MYTH
Financial advisors are those who help me buy financial products, so that I need not worry about my money, as they will do it for me, and I will grow rich.
Given the variety of financial products available today, I have several financial advisors whom I can go to and get advice from. My bank’s relationship manager is a financial advisor, because the bank is an institution that can be blindly trusted on anything. My chartered accountant is an expert and, by qualification, a financial advisor. And, as I have a financial advisor, I don’t need to do anything further with my finances.
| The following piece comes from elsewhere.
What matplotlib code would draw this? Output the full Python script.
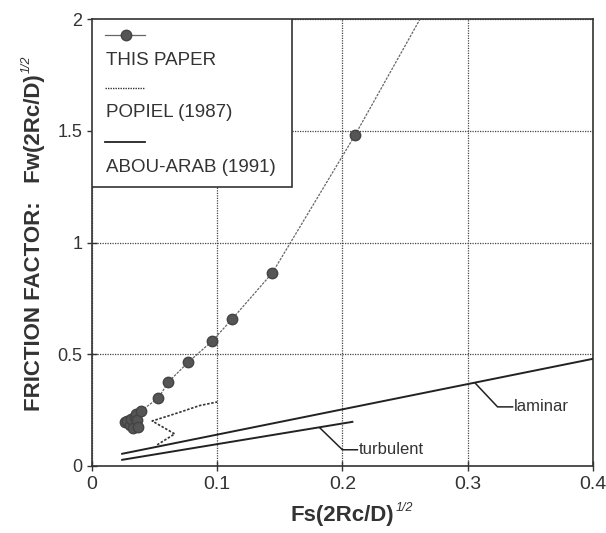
import numpy as np
import matplotlib
matplotlib.use("Agg")
import matplotlib.pyplot as plt
from matplotlib.lines import Line2D
from matplotlib.patches import Rectangle

plt.rcParams['font.family'] = ['Liberation Sans', 'DejaVu Sans']

# THIS PAPER - measured points
paper_x = [0.026, 0.028, 0.030, 0.031, 0.033, 0.034, 0.035, 0.036, 0.037,
           0.039, 0.053, 0.061, 0.077, 0.096, 0.112, 0.144, 0.210]
paper_y = [0.195, 0.200, 0.185, 0.210, 0.170, 0.220, 0.230, 0.205, 0.175,
           0.246, 0.304, 0.376, 0.465, 0.559, 0.658, 0.864, 1.480]
# continuation of the fitted line past the last point
paper_ext_x = [0.210, 0.262]
paper_ext_y = [1.480, 2.000]

# POPIEL (1987)
popiel_x = [0.052, 0.066, 0.048, 0.060, 0.070, 0.086, 0.100]
popiel_y = [0.094, 0.143, 0.201, 0.222, 0.240, 0.270, 0.286]

# ABOU-ARAB (1991)
laminar_x = [0.024, 0.400]
laminar_y = [0.054, 0.479]
turbulent_x = [0.024, 0.208]
turbulent_y = [0.027, 0.197]

xticks = [0, 0.1, 0.2, 0.3, 0.4]
xticklabels = ['0', '0.1', '0.2', '0.3', '0.4']
yticks = [0, 0.5, 1, 1.5, 2]
yticklabels = ['0', '0.5', '1', '1.5', '2']

fig = plt.figure(figsize=(6.06, 5.33), dpi=100)
ax = fig.add_axes([0.152, 0.126, 0.826, 0.838])

ax.set_xlim(0, 0.4)
ax.set_ylim(0, 2)
ax.set_xticks(xticks)
ax.set_xticklabels(xticklabels)
ax.set_yticks(yticks)
ax.set_yticklabels(yticklabels)
ax.tick_params(direction='inout', length=7, width=1, labelsize=13, colors='#333333')
ax.tick_params(axis='x', labelsize=14)
ax.grid(True, linestyle=(0, (1, 1)), color='#444444', linewidth=0.9)
for s in ax.spines.values():
    s.set_linewidth(1.2)
    s.set_color('#333333')

ax.plot(paper_x[9:], paper_y[9:], color='#666666', lw=0.9, ls=(0, (2, 1)), zorder=3)
ax.plot(paper_ext_x, paper_ext_y, color='#666666', lw=0.9, ls=(0, (2, 1)), zorder=3)
ax.plot(paper_x, paper_y, ls='none', marker='o', ms=7.5, color='#555555',
        markeredgecolor='#444444', zorder=4)
ax.plot(popiel_x, popiel_y, color='#333333', lw=1.2, ls=(0, (1.5, 1)), zorder=3)
ax.plot(laminar_x, laminar_y, color='#222222', lw=1.4, zorder=3)
ax.plot(turbulent_x, turbulent_y, color='#222222', lw=1.4, zorder=3)

# leader lines and labels
ax.plot([0.306, 0.324, 0.336], [0.371, 0.264, 0.264], color='#222222', lw=1.1)
ax.text(0.337, 0.264, 'laminar', fontsize=12, va='center', ha='left', color='#333333')
ax.plot([0.182, 0.200, 0.212], [0.170, 0.072, 0.072], color='#222222', lw=1.1)
ax.text(0.213, 0.072, 'turbulent', fontsize=12, va='center', ha='left', color='#333333')

# legend box drawn by hand (sample above label)
tr = ax.transAxes
ax.add_patch(Rectangle((0, 0.625), 0.40, 0.375, transform=tr, facecolor='white',
                       edgecolor='#333333', lw=1.2, zorder=6))
ax.add_line(Line2D([0.026, 0.106], [0.964, 0.964], transform=tr, color='#666666',
                   lw=0.9, zorder=7))
ax.add_line(Line2D([0.068], [0.964], transform=tr, ls='none', marker='o', ms=7.5,
                   color='#555555', markeredgecolor='#444444', zorder=7))
ax.text(0.028, 0.908, 'THIS PAPER', transform=tr, fontsize=13.5, va='center',
        color='#333333', zorder=7)
ax.add_line(Line2D([0.026, 0.106], [0.846, 0.846], transform=tr, color='#333333',
                   lw=1.0, ls=(0, (1, 0.8)), zorder=7))
ax.text(0.028, 0.790, 'POPIEL (1987)', transform=tr, fontsize=13.5, va='center',
        color='#333333', zorder=7)
ax.add_line(Line2D([0.026, 0.106], [0.725, 0.725], transform=tr, color='#222222',
                   lw=1.3, zorder=7))
ax.text(0.028, 0.669, 'ABOU-ARAB (1991)', transform=tr, fontsize=13.5, va='center',
        color='#333333', zorder=7)

ax.set_xlabel('Fs(2Rc/D)', fontsize=16, fontweight='bold', color='#333333', labelpad=9)
ax.set_ylabel('FRICTION FACTOR:   Fw(2Rc/D)', fontsize=16, fontweight='bold',
              color='#333333', labelpad=9)

# small "1/2" exponents next to the axis labels
fig.canvas.draw()
inv = fig.transFigure.inverted()
bx = ax.xaxis.label.get_window_extent()
x1, y1 = inv.transform((bx.x1 + 1, bx.y1 + 3))
fig.text(x1, y1, '1/2', fontsize=9, style='italic', color='#333333', ha='left', va='top')
by = ax.yaxis.label.get_window_extent()
x1, y1 = inv.transform((by.x0 - 3, by.y1 + 1))
fig.text(x1, y1, '1/2', fontsize=9, style='italic', color='#333333', rotation=90,
         ha='left', va='bottom')

fig.savefig('out.png', dpi=100)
As my finances are pretty much straightforward and simple, there is little for anyone to do anything with it.
The financial advisor is so sincere that he appears out of nowhere from time-to-time to do the financial soul-searching for me that I have very little to worry about.
The good part—he comes free, which means I can save on money to employ those who make tall claims of qualification and achievements.
I believe that anyone who has even a little understanding of financial products or is selling a financial product is a financial advisor. The list includes post office agents, insurance agents, mutual fund distributors, office accountants, and not to forget the neighbourhood uncle, who talks so highly about managing money; they all are financial advisors and experts in handling money.
REALITY
All financial advisors are not the same. Nearly every financial product entails special features that should be discussed with an experienced professional. For instance, your investment goals are unique and an advisor can help you find the right fund to match your needs. Likewise, your insurance needs will be different. So, an insurance expert will be the right person to suggest you on your insurance requirements.
There are several kinds of advisors, whose expertise differs based on education, experience, quality of service, compensation and, so on. A financial advisor could be specialised in a specific area, such as high net worth or tax optimisation and, so on. The right advisor is a difficult choice to hunt for, but do look at the credentials. Advisors who do not charge you are not necessarily doing it for free. Most often, they sell insurance and mutual funds on a commission basis. They are bound to disclose that and you should also ask them about their compensation.
To bring more accountability, market regulator SEBI has mandated registration to function as Investment Advisors. This calls for any financial advisor who is a fee-only based advisor, to register for continuing his practice. So, if someone claims to be an advisor providing equity advice or financial planning services or wealth management services or all of the above, on fee basis, they must be registered. But, if one is an intermediary for mutual fund distributors, the SEBI registration is not mandatory. Make sure you feel comfortable with an advisor before taking his services than blindly going to the first one you spot.